══ Material provided ══

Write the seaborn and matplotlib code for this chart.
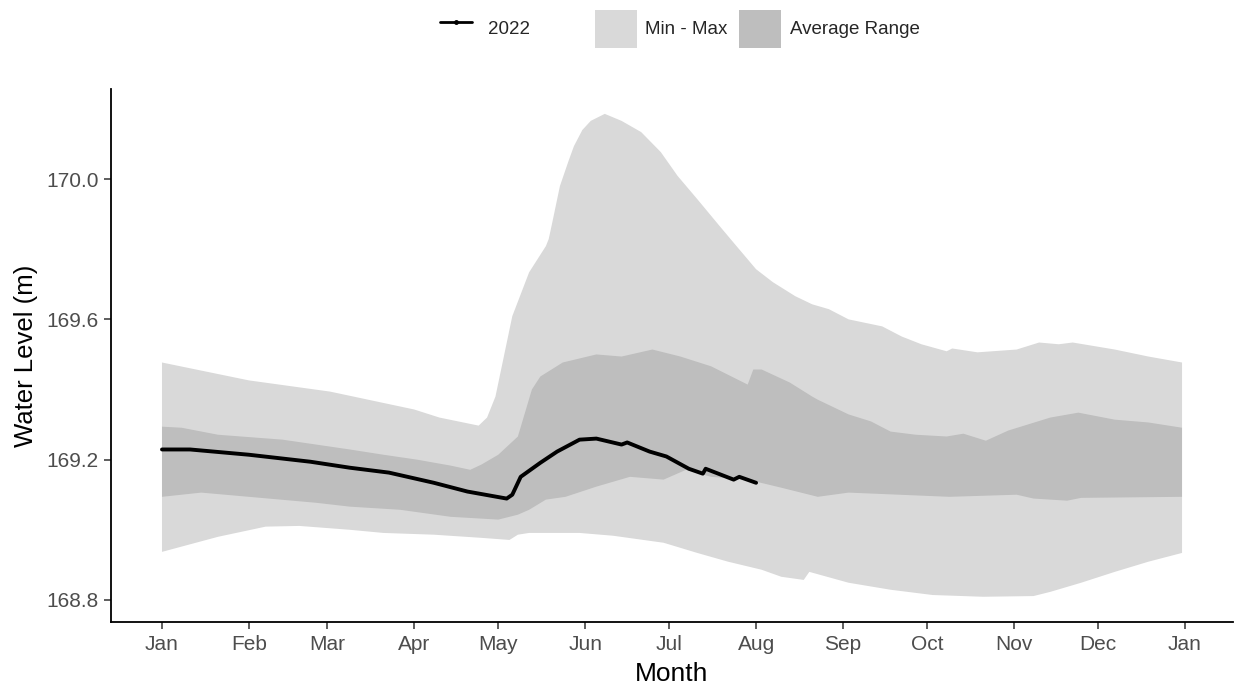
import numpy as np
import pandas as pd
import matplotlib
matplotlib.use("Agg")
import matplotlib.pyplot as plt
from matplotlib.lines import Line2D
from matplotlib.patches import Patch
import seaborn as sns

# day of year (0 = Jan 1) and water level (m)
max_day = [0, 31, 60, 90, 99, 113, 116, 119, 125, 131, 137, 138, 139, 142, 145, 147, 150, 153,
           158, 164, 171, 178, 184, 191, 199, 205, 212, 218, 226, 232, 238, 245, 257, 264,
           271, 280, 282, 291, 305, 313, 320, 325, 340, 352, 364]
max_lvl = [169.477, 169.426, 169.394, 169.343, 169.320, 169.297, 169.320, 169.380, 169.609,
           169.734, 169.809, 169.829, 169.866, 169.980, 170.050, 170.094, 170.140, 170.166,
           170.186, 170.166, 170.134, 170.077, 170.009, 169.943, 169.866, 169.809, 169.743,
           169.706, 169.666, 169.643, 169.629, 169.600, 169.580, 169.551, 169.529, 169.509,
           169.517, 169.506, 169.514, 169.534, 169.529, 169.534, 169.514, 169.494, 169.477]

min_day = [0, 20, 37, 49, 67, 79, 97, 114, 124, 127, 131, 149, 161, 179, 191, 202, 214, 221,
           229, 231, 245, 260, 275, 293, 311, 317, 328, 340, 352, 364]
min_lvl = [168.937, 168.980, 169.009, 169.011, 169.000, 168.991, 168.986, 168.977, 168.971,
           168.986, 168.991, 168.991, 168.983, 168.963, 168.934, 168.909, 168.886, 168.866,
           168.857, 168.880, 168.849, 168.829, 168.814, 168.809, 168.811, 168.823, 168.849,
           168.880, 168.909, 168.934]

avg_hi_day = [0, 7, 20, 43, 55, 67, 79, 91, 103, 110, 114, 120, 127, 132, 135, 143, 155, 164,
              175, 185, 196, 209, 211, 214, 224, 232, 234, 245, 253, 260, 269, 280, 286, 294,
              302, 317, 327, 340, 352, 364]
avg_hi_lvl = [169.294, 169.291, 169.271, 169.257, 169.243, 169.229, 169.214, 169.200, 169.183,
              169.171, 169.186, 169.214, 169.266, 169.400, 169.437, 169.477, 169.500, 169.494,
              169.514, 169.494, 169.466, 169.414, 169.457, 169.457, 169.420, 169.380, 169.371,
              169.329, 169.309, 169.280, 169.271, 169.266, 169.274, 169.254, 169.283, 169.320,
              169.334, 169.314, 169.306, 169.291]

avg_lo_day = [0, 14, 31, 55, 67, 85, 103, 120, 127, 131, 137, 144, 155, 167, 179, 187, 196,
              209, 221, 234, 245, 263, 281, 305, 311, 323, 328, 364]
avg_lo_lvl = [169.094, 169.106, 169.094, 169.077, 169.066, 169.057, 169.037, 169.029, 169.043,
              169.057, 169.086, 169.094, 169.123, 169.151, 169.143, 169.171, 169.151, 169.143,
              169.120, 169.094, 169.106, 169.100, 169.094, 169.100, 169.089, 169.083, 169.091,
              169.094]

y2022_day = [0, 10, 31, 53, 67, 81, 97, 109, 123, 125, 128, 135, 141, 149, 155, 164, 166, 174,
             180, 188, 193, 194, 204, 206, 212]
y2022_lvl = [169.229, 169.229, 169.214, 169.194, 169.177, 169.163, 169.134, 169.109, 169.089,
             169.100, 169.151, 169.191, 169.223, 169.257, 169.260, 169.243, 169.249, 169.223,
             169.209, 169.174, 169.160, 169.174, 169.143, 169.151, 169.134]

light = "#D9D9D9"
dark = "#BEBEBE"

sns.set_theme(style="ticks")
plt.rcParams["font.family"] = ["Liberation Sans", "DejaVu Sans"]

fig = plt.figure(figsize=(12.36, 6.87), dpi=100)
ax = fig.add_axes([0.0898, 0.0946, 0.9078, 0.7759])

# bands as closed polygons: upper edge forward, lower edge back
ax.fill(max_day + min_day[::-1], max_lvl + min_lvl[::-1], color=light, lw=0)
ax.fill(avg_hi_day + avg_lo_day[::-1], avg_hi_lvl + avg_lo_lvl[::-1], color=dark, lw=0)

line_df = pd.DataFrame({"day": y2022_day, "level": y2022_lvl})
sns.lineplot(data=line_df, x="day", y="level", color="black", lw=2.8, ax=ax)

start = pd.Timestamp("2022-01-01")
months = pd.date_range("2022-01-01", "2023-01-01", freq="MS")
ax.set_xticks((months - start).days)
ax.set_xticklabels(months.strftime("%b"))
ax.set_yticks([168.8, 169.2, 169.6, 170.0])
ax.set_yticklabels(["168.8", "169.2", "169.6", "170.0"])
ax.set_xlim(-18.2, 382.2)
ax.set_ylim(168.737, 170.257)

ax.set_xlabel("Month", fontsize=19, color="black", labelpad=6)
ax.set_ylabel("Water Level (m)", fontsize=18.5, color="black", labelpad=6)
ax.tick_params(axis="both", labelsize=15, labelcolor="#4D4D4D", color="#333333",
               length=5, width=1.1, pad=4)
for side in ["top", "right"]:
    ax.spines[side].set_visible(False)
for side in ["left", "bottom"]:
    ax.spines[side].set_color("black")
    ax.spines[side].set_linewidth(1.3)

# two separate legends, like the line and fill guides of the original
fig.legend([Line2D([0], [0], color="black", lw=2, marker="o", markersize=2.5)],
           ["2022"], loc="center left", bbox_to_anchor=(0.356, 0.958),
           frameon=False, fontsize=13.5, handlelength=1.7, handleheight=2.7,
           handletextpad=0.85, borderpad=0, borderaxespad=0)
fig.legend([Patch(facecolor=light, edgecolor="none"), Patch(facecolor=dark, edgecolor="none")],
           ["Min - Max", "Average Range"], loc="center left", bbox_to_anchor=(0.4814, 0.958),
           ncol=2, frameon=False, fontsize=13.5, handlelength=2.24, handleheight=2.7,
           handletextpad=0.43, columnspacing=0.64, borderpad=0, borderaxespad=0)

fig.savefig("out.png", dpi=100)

═══

> **What the exercise asks**
Look at the listing and set down only the lines from its start through the line with "import seaborn as sns", word for word and without pictures.

> **In response**
Write the seaborn and matplotlib code for this chart.
import numpy as np
import pandas as pd
import matplotlib
matplotlib.use("Agg")
import matplotlib.pyplot as plt
from matplotlib.lines import Line2D
from matplotlib.patches import Patch
import seaborn as sns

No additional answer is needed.